First edition of Deadline24 was organised by Tomasz Łakota and Mateusz Brzeszcz, and it took place in 2009 in Gliwice, Poland. Back then, it was the only challenge of this type in Poland. Currently, it is an international competition and every year it becomes more and more popular. In 2016, for the first stage of the competition, 1,479 players signed up. In qualifying round attended by representatives of: Poland, Germany, Czech Republic, Russia, Ukraine, Hungary, Great Britain, Spain, Slovakia, Estonia, China, Egypt, Indonesia, Nigeria, Brazil, and India.

Year Venue
2009 Silesian University of Technology
2010 Silesian University of Technology
2011 Silesian University of Technology
2012 Guido Historic Coal Mine in Zabrze
2013 Guido Historic Coal Mine in Zabrze
2014 “Ludwik” Mine in Zabrze
2015 Contemporary Art Gallery “Elektrownia” in Czeladź
2016 Muzeum Śląskie in Katowice
2017 Muzeum Śląskie in Katowice

Contest parameters[edit]

The contest consists of 2 rounds: 1. An elimination round, where entrants have to complete a five-hour challenge via the Deadline24 website. 2. The finals, which lasts 24 consecutive clock hours.

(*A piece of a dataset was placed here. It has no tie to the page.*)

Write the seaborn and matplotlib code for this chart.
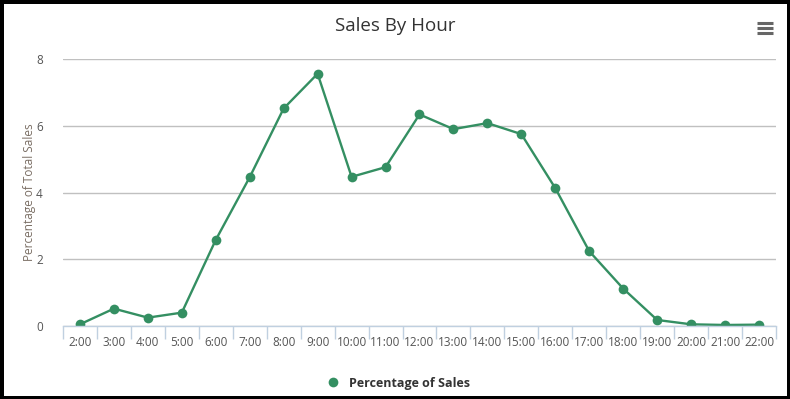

The qualifying round lasts 5 hours and is conducted via the Internet. The teams receive tasks and necessary input data. The objective is to find the solution (in any way) and to transfer it to the verification server within a given time. The best 20-30 teams qualify for the final. The qualifying round is open for all the teams who have registered via Deadline24 website before the registration deadline. The final task of the contest consists of an appropriate interaction with the contest server under the terms and conditions specified in the task. Communication with the server is conducted using TCP/IP protocol. Participants work on their own equipment (the organiser provides one 230 V power outlet and one LAN RJ-45 jack or a plug-in cable for each team) and are allowed to choose any working environment and programming language. They may use any materials and auxiliary devices they bring with them, except for any devices providing access to external support. The access to any external help is strictly forbidden.


The competition is organised by Future Processing, a software development company from Gliwice, Poland. It operates in the global market and specialises in producing software for industry, international trade, and services. The company, which became a Microsoft certified partner in 2007, provides outsourcing services, but also creates its own products which set new quality standards. In 2016, the company was awarded the title of the Outsourcing Service Provider of the Year by the Global Sourcing Association. It was also a finalist among a top employers competition in Silesia, Poland. In 2016, Future Processing launched the Better Future campaign which presents the possibilities of smart technologies in four main sectors: City, Healthcare, Planet, and Property. Future Processing is also the organiser of a Polish national conference – Quality Excites, dedicated to software quality, Future Dev Day – a programming conference, and a series of lectures and workshops known as DPTO (Polish: Dobre Praktyki Tworzenia Oprogramowania) which stands for Good Practices in Software Creation.